Associer roman et « Nouveaux mondes » sous l’égide d’un corpus américain pourrait passer pour un réflexe ; pourtant, non seulement l’émergence du roman américain en lien avec les modèles européens est actuellement discutée par les américanistes [1] mais cette articulation s’avère particulièrement fructueuse pour qui s’intéresse au roman et à ses formes.

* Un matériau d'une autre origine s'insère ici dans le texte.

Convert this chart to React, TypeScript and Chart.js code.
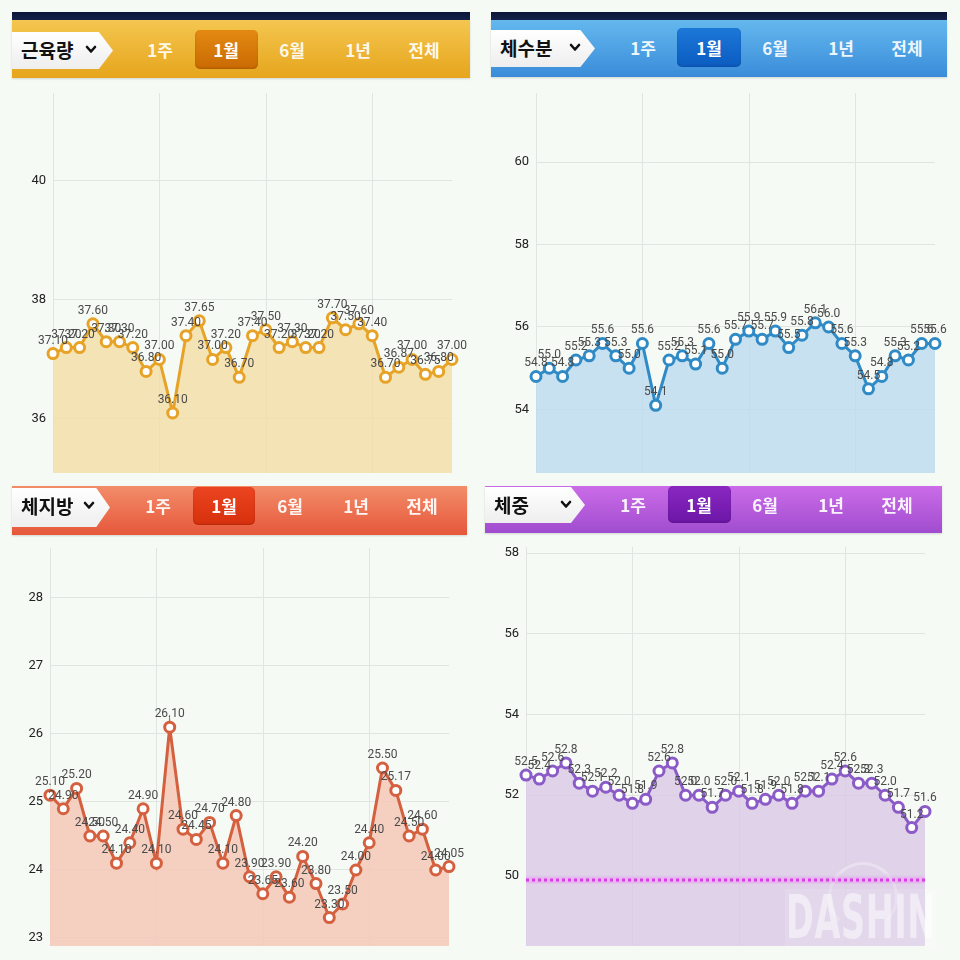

En effet, alors que par exemple les spécialistes du roman épistolaire considèrent que le genre décline après 1840 [2] , cette date est également celle, sinon inaugurale, du moins fondatrice, où la fiction prendrait véritablement son essor aux États-Unis, entre autres parce qu’elle est relayée par les revendications conjointes de ceux que l’on constituera, plus tard, en véritable groupe avant-gardiste, The American Renaissance : Hawthorne, Melville, Poe… Or, certaines de ces œuvres sont travaillées par la présence de la lettre, notamment « The Purloined Letter » (1845) et « Bartleby the Scrivener » (1853), qui s’achève sur des « Dead Letters », des « lettres au rebut » ; et, si l’on ne saurait mettre évidemment The Scarlett Letter, 1850, dans cet ensemble puisque la lettre en question est une lettre de l’alphabet et non une missive, nous y reviendrons malgré tout…

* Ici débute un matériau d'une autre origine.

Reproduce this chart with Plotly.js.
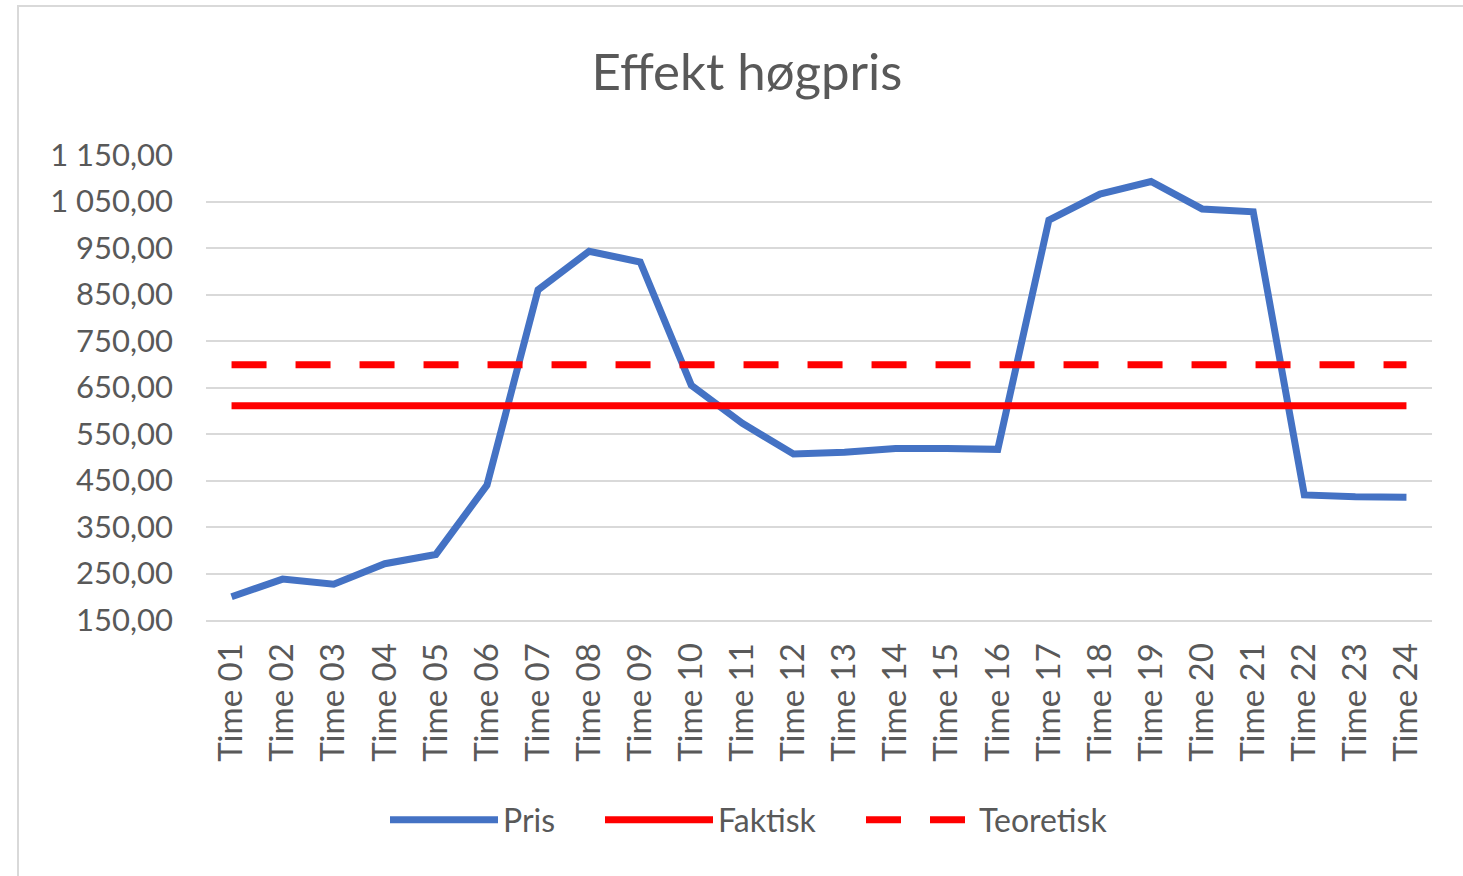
<!DOCTYPE html>
<html>
<head>
<meta charset="utf-8">
<script src="https://cdn.plot.ly/plotly-3.0.1.min.js"></script>
<style>
  html, body { margin: 0; padding: 0; background: #fff; overflow: hidden; }
  #myPlot { width: 1463px; height: 876px; }
  #frame { position: absolute; left: 17px; top: 5px; width: 1500px; height: 900px;
           border: 2px solid #d9d9d9; pointer-events: none; }
</style>
</head>
<body>
<div id="myPlot"></div>
<div id="frame"></div>
<script>
// hours
var timer = ["Time 01","Time 02","Time 03","Time 04","Time 05","Time 06","Time 07","Time 08",
             "Time 09","Time 10","Time 11","Time 12","Time 13","Time 14","Time 15","Time 16",
             "Time 17","Time 18","Time 19","Time 20","Time 21","Time 22","Time 23","Time 24"];

var pris = [200, 238, 227, 271, 291, 440, 860, 943, 920, 655, 573, 507,
            511, 519, 519, 517, 1010, 1066, 1093, 1034, 1028, 419, 415, 414];

var faktisk = [611, 611, 611, 611, 611, 611, 611, 611, 611, 611, 611, 611,
               611, 611, 611, 611, 611, 611, 611, 611, 611, 611, 611, 611];

var teoretisk = [699, 699, 699, 699, 699, 699, 699, 699, 699, 699, 699, 699,
                 699, 699, 699, 699, 699, 699, 699, 699, 699, 699, 699, 699];

var yTicks = [150, 250, 350, 450, 550, 650, 750, 850, 950, 1050, 1150];

var data = [
  {x: timer, y: pris, name: "Pris", mode: "lines", legend: "legend",
   line: {color: "#4472c4", width: 7}},
  {x: timer, y: faktisk, name: "Faktisk", mode: "lines", legend: "legend2",
   line: {color: "#ff0000", width: 7}},
  {x: timer, y: teoretisk, name: "Teoretisk", mode: "lines", legend: "legend3",
   line: {color: "#ff0000", width: 7, dash: "35px,29px"}}
];

// one legend box per entry, so the spacing follows the original
function legendAt(px) {
  return {orientation: "h", x: (px - 206) / 1226, xanchor: "left", xref: "paper",
          y: -0.43, yanchor: "middle", itemwidth: 108,
          bgcolor: "rgba(0,0,0,0)", font: {size: 32, color: "#595959"}};
}

var layout = {
  width: 1463, height: 876,
  margin: {l: 206, r: 31, t: 155, b: 256},
  paper_bgcolor: "#fff", plot_bgcolor: "#fff",
  separators: ", ",
  font: {family: "Lato, 'Open Sans', sans-serif", color: "#595959", size: 31},
  title: {text: "Effekt høgpris", font: {size: 51, color: "#595959"},
          xref: "container", x: 747 / 1463, xanchor: "center",
          yref: "container", y: 1 - 72 / 876, yanchor: "middle"},
  xaxis: {type: "category", range: [-0.5, 23.5], tickangle: -90,
          showgrid: false, showline: true, linecolor: "#d9d9d9", linewidth: 2,
          ticks: "", ticklabelstandoff: 8,
          tickfont: {size: 33, color: "#595959"}, fixedrange: true},
  yaxis: {range: [150, 1150], tickvals: yTicks, tickformat: ",.2f",
          showgrid: true, gridcolor: "#d9d9d9", gridwidth: 2, zeroline: false,
          ticks: "", ticklabelstandoff: 32,
          tickfont: {size: 31, color: "#595959"}, fixedrange: true},
  showlegend: true,
  legend: legendAt(385),
  legend2: legendAt(600),
  legend3: legendAt(861)
};

Plotly.newPlot("myPlot", data, layout, {displayModeBar: false, staticPlot: true});
</script>
</body>
</html>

Par ailleurs, si l’on ne réduit pas le développement du roman épistolaire au seul domaine français auquel il est souvent cantonné [3] , on peut percevoir à quel point cette forme est partie prenante du développement de la fiction romanesque sur le sol américain ; et l’on peut faire dès lors remonter le « premier roman nord-américain » à celui de Frances Brooke, History of Emily Montague, paru dès 1769, qui n’est rien d’autre, comme son titre ne l’indique pas, qu’un roman par lettres.

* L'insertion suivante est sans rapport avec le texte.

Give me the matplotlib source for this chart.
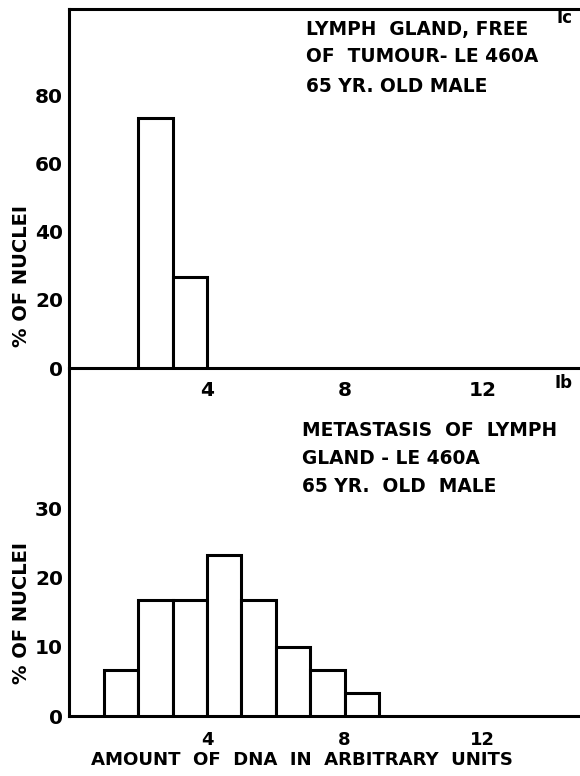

De 1769 à 1853, de ce que l’on pourrait appeler des Lettres américaines, des Lettres canadiennes ou encore des Lettres du Nouveau monde – après tout on lit en France des Lettres iroquoises dès 1752 [4]  – aux « Dead Letters » qui hantent Melville, on peut se demander si ne se joue pas quelque chose comme la fondation d’une littérature de la lettre, d’une litera-ture, d’une fiction travaillée par sa matérialité scripturale problématique.
Nous ne prétendons naturellement relayer ici toutes les œuvres épistolaires, ni toutes celles qui font référence à la lettre dans cette Early American Literature, mais il nous semble possible de suivre notre hypothèse dans quelques textes fondateurs : ces lettres du Nouveau monde reprennent d’anciens modèles européens tout en élaborant une littérature nouvelle sur le paradigme même de la lettre perdue.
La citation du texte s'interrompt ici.